Recluidas en el espacio doméstico
Por otro lado, Ginard abunda en que la tendencia de las antiguas represaliadas a recluirse dentro del espacio doméstico propició que a menudo resultara particularmente difícil acceder a sus testimonios. Incluso se daba el hecho de que, al ser interrogadas por los investigadores, centrasen su relato no en sus propias experiencias, sino en las de sus padres, maridos o hermanos. “A veces, este uso del testimonio oral femenino como instrumento para la recuperación exclusiva de la memoria de sus familiares masculinos, enmascarando su propio compromiso, se explica por el cuestionario elaborado por el historiador. Pero también es común que las propias mujeres menosprecien su experiencia, limitándola a una solidaridad basada únicamente en lazos familiares o afectivos o adoptando una retórica fundamentalmente defensiva en que sobredimensionan el rol de víctima sobre el de resistente”.
“Muchas de ellas, además, interiorizan en buena medida los argumentos de un régimen que pretendía, a toda costa, negar la faceta abiertamente política de la resistencia femenina, calificando sistemáticamente a las 'rojas' de mujeres 'fáciles y libertinas'”, remarca.
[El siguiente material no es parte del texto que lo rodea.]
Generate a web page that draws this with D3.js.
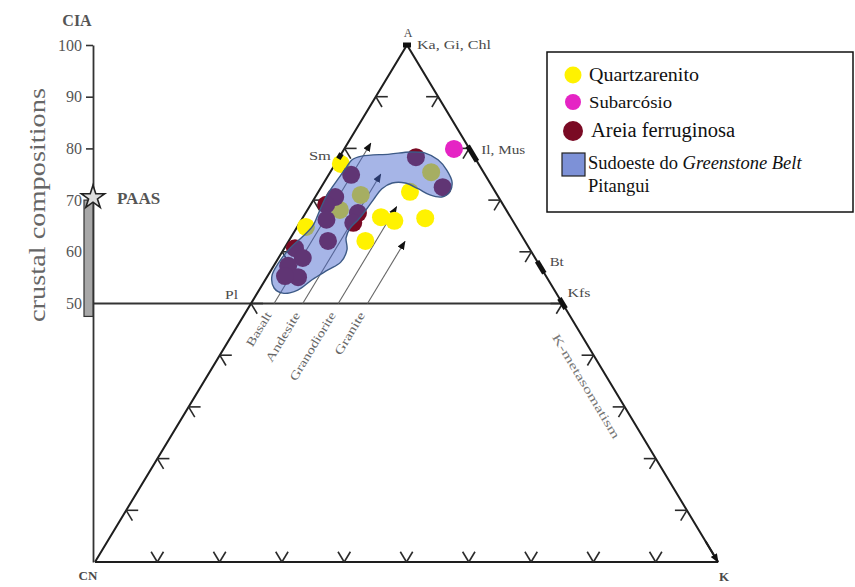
<!DOCTYPE html>
<html><head><meta charset="utf-8">
<script src="https://cdn.jsdelivr.net/npm/d3@7"></script>
<style>
body{margin:0;background:#fff}
svg{display:block}
text{font-family:"Liberation Serif","DejaVu Serif",serif}
</style>
</head><body>
<svg id="c" width="855" height="587"></svg>
<script>
// ---------------- DATA ----------------
const ciaTicks = [50, 60, 70, 80, 90, 100];
const crustalRange = [47.5, 70];
const paasCIA = 70.5;
const edgeTicks = [10, 20, 30, 40, 50, 60, 70, 80, 90];
const cornerNames = ["A", "CN", "K"];

const mineralNames = ["Ka, Gi, Chl", "Il, Mus", "Bt", "Kfs", "Sm", "Pl"];
const mineralA = [100, 79, 57, 50, 78.5, 50];
const mineralK = [0, 21, 43, 50, 0, 0];

const trendNames = ["Basalt", "Andesite", "Granodiorite", "Granite"];
const trendK = [3.7, 8.3, 14.0, 18.7];
const trendTopA = [81, 75, 68.7, 62];

// samples: A (%) and K (%) of the A–CN–K triangle
const quartzA = [77.0, 64.8, 71.6, 66.7, 66.0, 66.5, 62.1, 75.4, 71.0, 68.1];
const quartzK = [0.9, 1.4, 14.7, 12.5, 15.0, 19.7, 12.3, 16.2, 7.1, 5.2];
const subarcA = [79.9];
const subarcK = [17.6];
const ferroA = [74.9, 78.3, 72.5, 70.6, 69.1, 66.2, 62.1, 67.5, 65.6, 60.7, 58.8, 57.3, 55.1, 55.3];
const ferroK = [3.6, 12.3, 19.5, 3.2, 2.5, 4.0, 6.3, 8.4, 8.6, 1.7, 3.9, 2.3, 5.0, 2.8];

// field of the southwest Greenstone Belt Pitangui
const fieldA = [77.8, 78.5, 78.9, 79.3, 79.1, 77.8, 75.8, 73.5, 71.6, 70.6, 71.0, 72.2, 73.3, 73.3, 72.2, 70.2, 68.1, 66.2, 64.6, 62.7, 60.4, 58.0, 56.5, 54.6, 52.6, 52.0, 53.0, 55.3, 58.0, 60.7, 62.9, 65.0, 68.1, 71.0, 73.9, 76.2];
const fieldK = [2.3, 3.5, 7.8, 10.9, 13.4, 16.1, 18.5, 20.5, 21.1, 20.3, 18.2, 15.7, 13.1, 11.0, 9.9, 9.6, 9.4, 9.1, 8.6, 8.9, 10.2, 10.4, 9.1, 7.5, 6.2, 4.1, 2.2, 0.7, 0.5, 0.9, 1.8, 2.4, 2.0, 1.7, 1.9, 2.1];

const legendLabels = ["Quartzarenito", "Subarcósio", "Areia ferruginosa"];
const colors = {quartz: "#fff200", subarc: "#e524c4", ferro: "#7a0a24", field: "rgb(70,100,205)", swatch: "#7d91d7"};

// ---------------- SCALES ----------------
const svg = d3.select("#c");
const aY = d3.scaleLinear().domain([0, 100]).range([562, 45]);
const kX = d3.scaleLinear().domain([0, 100]).range([95, 718]);
const aX = d3.scaleLinear().domain([0, 100]).range([0, 312]);
function proj(a, k) { return [kX(k) + aX(a), aY(a)]; }
const CNp = proj(0, 0), Kp = proj(0, 100), Ap = proj(100, 0);
function unit(p, q) { const dx = q[0] - p[0], dy = q[1] - p[1], l = Math.hypot(dx, dy); return [dx / l, dy / l]; }
const leftAng = Math.atan2(Ap[1] - CNp[1], Ap[0] - CNp[0]) * 180 / Math.PI;   // ~ -59
const rightAng = Math.atan2(Kp[1] - Ap[1], Kp[0] - Ap[0]) * 180 / Math.PI;    // ~ 59

const defs = svg.append("defs");
defs.append("marker").attr("id", "ah").attr("viewBox", "0 0 10 10").attr("refX", 9).attr("refY", 5)
  .attr("markerWidth", 9).attr("markerHeight", 9).attr("markerUnits", "userSpaceOnUse").attr("orient", "auto")
  .append("path").attr("d", "M0,1L10,5L0,9z").attr("fill", "#111");
defs.append("marker").attr("id", "ahk").attr("viewBox", "0 0 10 10").attr("refX", 9).attr("refY", 5)
  .attr("markerWidth", 9).attr("markerHeight", 9).attr("markerUnits", "userSpaceOnUse").attr("orient", "auto")
  .append("path").attr("d", "M0,1L10,5L0,9z").attr("fill", "#111");

const gray = "#4a4a4a";

// ---------------- CIA AXIS ----------------
const axis = d3.axisLeft(aY).tickValues(ciaTicks).tickSize(7).tickSizeOuter(0).tickPadding(4);
const ax = svg.append("g").attr("transform", "translate(93,0)").call(axis);
ax.select(".domain").attr("stroke", "#333").attr("stroke-width", 1.8);
ax.selectAll(".tick line").attr("stroke", "#333").attr("stroke-width", 1.6);
ax.selectAll(".tick text").attr("font-family", "Liberation Serif").attr("font-size", 16).attr("fill", "#555");

svg.append("text").attr("x", 77).attr("y", 26).attr("text-anchor", "middle")
  .attr("font-size", 16).attr("font-weight", "bold").attr("fill", "#555").text("CIA");
svg.append("text").attr("transform", "translate(45,205) rotate(-90)")
  .attr("text-anchor", "middle").attr("font-size", 24).attr("fill", "#666")
  .attr("textLength", 234).attr("lengthAdjust", "spacingAndGlyphs").text("crustal compositions");

// 50 line
svg.append("line").attr("x1", 93).attr("y1", aY(50)).attr("x2", proj(50, 50)[0]).attr("y2", aY(50))
  .attr("stroke", "#333").attr("stroke-width", 2.2);

// crustal bar
svg.append("rect").attr("x", 84).attr("width", 9).attr("y", aY(crustalRange[1]))
  .attr("height", aY(crustalRange[0]) - aY(crustalRange[1]))
  .attr("fill", "#a8a8a8").attr("stroke", "#333").attr("stroke-width", 1.2);
svg.append("path").attr("d", d3.symbol(d3.symbolStar, 170)())
  .attr("transform", `translate(93,${aY(paasCIA)})`)
  .attr("fill", "#ddd").attr("stroke", "#222").attr("stroke-width", 1.6);
svg.append("text").attr("x", 117).attr("y", aY(paasCIA) + 6).attr("font-size", 17)
  .attr("font-weight", "bold").attr("fill", "#555").text("PAAS");

// ---------------- TRIANGLE ----------------
svg.append("path").attr("d", d3.line()([CNp, Ap, Kp]))
  .attr("fill", "none").attr("stroke", "#1e1e1e").attr("stroke-width", 2);
svg.append("line").attr("x1", CNp[0]).attr("y1", CNp[1]).attr("x2", Kp[0]).attr("y2", Kp[1])
  .attr("stroke", "#1e1e1e").attr("stroke-width", 2.2);
const kArrowStart = proj(4, 96);
svg.append("line").attr("x1", kArrowStart[0]).attr("y1", kArrowStart[1]).attr("x2", Kp[0]).attr("y2", Kp[1])
  .attr("stroke", "#1e1e1e").attr("stroke-width", 2).attr("marker-end", "url(#ahk)");

// edge ticks (grid stubs)
const armLen = 12;
const tickArms = [];
edgeTicks.forEach(t => {
  const pb = proj(0, t);
  tickArms.push([pb, unit(CNp, Ap)], [pb, unit(Kp, Ap)]);
  const pl = proj(t, 0);
  tickArms.push([pl, unit(CNp, Kp)], [pl, unit(Ap, Kp)]);
  const pr = proj(t, 100 - t);
  tickArms.push([pr, unit(Kp, CNp)], [pr, unit(Ap, CNp)]);
});
svg.append("g").selectAll("line").data(tickArms).join("line")
  .attr("x1", d => d[0][0]).attr("y1", d => d[0][1])
  .attr("x2", d => d[0][0] + d[1][0] * armLen).attr("y2", d => d[0][1] + d[1][1] * armLen)
  .attr("stroke", "#2a2a2a").attr("stroke-width", 1.6);

// corner labels
svg.append("text").attr("x", Ap[0] + 1).attr("y", Ap[1] - 8).attr("text-anchor", "middle")
  .attr("font-size", 12).attr("fill", gray).text(cornerNames[0]);
svg.append("text").attr("x", CNp[0] - 7).attr("y", CNp[1] + 18).attr("text-anchor", "middle")
  .attr("font-size", 13).attr("font-weight", "bold").attr("fill", gray).text(cornerNames[1]);
svg.append("text").attr("x", Kp[0] + 6).attr("y", Kp[1] + 19).attr("text-anchor", "middle")
  .attr("font-size", 13).attr("font-weight", "bold").attr("fill", gray).text(cornerNames[2]);

// ---------------- TREND LINES ----------------
const trendLen = {"Basalt": 38, "Andesite": 56, "Granodiorite": 78, "Granite": 48};
trendNames.forEach((n, i) => {
  const p0 = proj(50, trendK[i]), p1 = proj(trendTopA[i], trendK[i]);
  svg.append("line").attr("x1", p0[0]).attr("y1", p0[1]).attr("x2", p1[0]).attr("y2", p1[1])
    .attr("stroke", "#666").attr("stroke-width", 1.1).attr("marker-end", "url(#ah)");
  const pl = proj(48.2, trendK[i]);
  svg.append("text").attr("transform", `translate(${pl[0]},${pl[1]}) rotate(${leftAng})`)
    .attr("text-anchor", "end").attr("dy", "0.35em").attr("font-size", 12).attr("fill", "#666")
    .attr("textLength", trendLen[n]).attr("lengthAdjust", "spacingAndGlyphs").text(n);
});
// K-metasomatism label
{
  const pe = proj(34, 66);
  svg.append("text").attr("transform", `translate(${pe[0] - 26},${pe[1]}) rotate(${rightAng})`)
    .attr("text-anchor", "middle").attr("dy", "0.35em").attr("font-size", 12).attr("fill", "#777")
    .attr("textLength", 120).attr("lengthAdjust", "spacingAndGlyphs").text("K-metasomatism");
}

// ---------------- SAMPLES ----------------
const r = 9;
function dots(A, K, color) {
  svg.append("g").selectAll("circle").data(A.map((a, i) => proj(a, K[i]))).join("circle")
    .attr("cx", d => d[0]).attr("cy", d => d[1]).attr("r", r).attr("fill", color);
}
dots(quartzA, quartzK, colors.quartz);
dots(subarcA, subarcK, colors.subarc);
dots(ferroA, ferroK, colors.ferro);

// field overlay
const fieldPts = fieldA.map((a, i) => proj(a, fieldK[i]));
svg.append("path").attr("d", d3.line().curve(d3.curveCatmullRomClosed.alpha(0.5))(fieldPts))
  .attr("fill", colors.field).attr("fill-opacity", 0.48).attr("stroke", "#3d5a86").attr("stroke-width", 1.4);

// mineral markers + labels
const labelStyle = {
  "Ka, Gi, Chl": {dx: 10, dy: 4, anchor: "start", len: 74},
  "Il, Mus": {dx: 9, dy: 0, anchor: "start", len: 44},
  "Bt": {dx: 9, dy: -1, anchor: "start", len: 14},
  "Kfs": {dx: 5, dy: -7, anchor: "start", len: 23},
  "Sm": {dx: -9, dy: 4, anchor: "end", len: 22},
  "Pl": {dx: -13, dy: -5, anchor: "end", len: 13}
};
const markerLen = {"Ka, Gi, Chl": 8, "Il, Mus": 18, "Bt": 14, "Kfs": 12, "Sm": 6, "Pl": 0};
mineralNames.forEach((n, i) => {
  const p = proj(mineralA[i], mineralK[i]);
  const onLeft = mineralK[i] === 0 && mineralA[i] < 100;
  const ang = onLeft ? leftAng : rightAng;
  const L = markerLen[n];
  if (L > 0) {
    svg.append("rect").attr("x", -L / 2).attr("y", -2.5).attr("width", L).attr("height", 5)
      .attr("transform", `translate(${p[0]},${p[1]}) rotate(${n === "Ka, Gi, Chl" ? 0 : ang})`)
      .attr("fill", "#111");
  }
  const s = labelStyle[n];
  svg.append("text").attr("x", p[0] + s.dx).attr("y", p[1] + s.dy).attr("text-anchor", s.anchor)
    .attr("font-size", 12.5).attr("fill", gray)
    .attr("textLength", s.len).attr("lengthAdjust", "spacingAndGlyphs").text(n);
});

// ---------------- LEGEND ----------------
const lg = svg.append("g");
lg.append("rect").attr("x", 547).attr("y", 52).attr("width", 306).attr("height", 160)
  .attr("fill", "#fff").attr("stroke", "#111").attr("stroke-width", 1.5);
const legColors = [colors.quartz, colors.subarc, colors.ferro];
const legY = [75, 102, 131];
const legR = [8.5, 8, 10];
const legFont = [["Liberation Serif", 18.5, 110], ["Liberation Sans", 16, 83], ["Liberation Serif", 20, 144]];
legendLabels.forEach((l, i) => {
  lg.append("circle").attr("cx", 573).attr("cy", legY[i]).attr("r", legR[i]).attr("fill", legColors[i]);
  lg.append("text").attr("x", i === 2 ? 591 : 589).attr("y", legY[i] + 6)
    .attr("font-family", legFont[i][0]).attr("font-size", legFont[i][1]).attr("fill", "#111")
    .attr("textLength", legFont[i][2]).attr("lengthAdjust", "spacingAndGlyphs").text(l);
});
lg.append("rect").attr("x", 562).attr("y", 153).attr("width", 23).attr("height", 23)
  .attr("fill", colors.swatch).attr("stroke", "#222").attr("stroke-width", 1.2);
const t1 = lg.append("text").attr("x", 588).attr("y", 169).attr("font-size", 18.5).attr("fill", "#111");
t1.append("tspan").text("Sudoeste do ");
t1.append("tspan").attr("font-style", "italic").text("Greenstone Belt");
lg.append("text").attr("x", 588).attr("y", 192).attr("font-size", 18.5).attr("fill", "#111").text("Pitangui");
</script>
</body></html>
En consecuencia, las represaliadas de la dictadura consideraban, en una proporción mucho más elevada que los hombres, que los episodios violentos que habían sufrido constituían un motivo de vergüenza y no de alegría. “El olvido de la represión femenina afectó, incluso, a las organizaciones de la oposición antifranquista y a los organismos internacionales encargados de la salvaguarda de los derechos de los presos”, subraya Ginard en su obra. No en vano, en el informe sobre el sistema penitenciario español elaborado en 1953 por la Commission Internationale Contre le Régime Concentrationnaire (CICR), solo uno de los 37 relatos de presos políticos recopilados era femenino.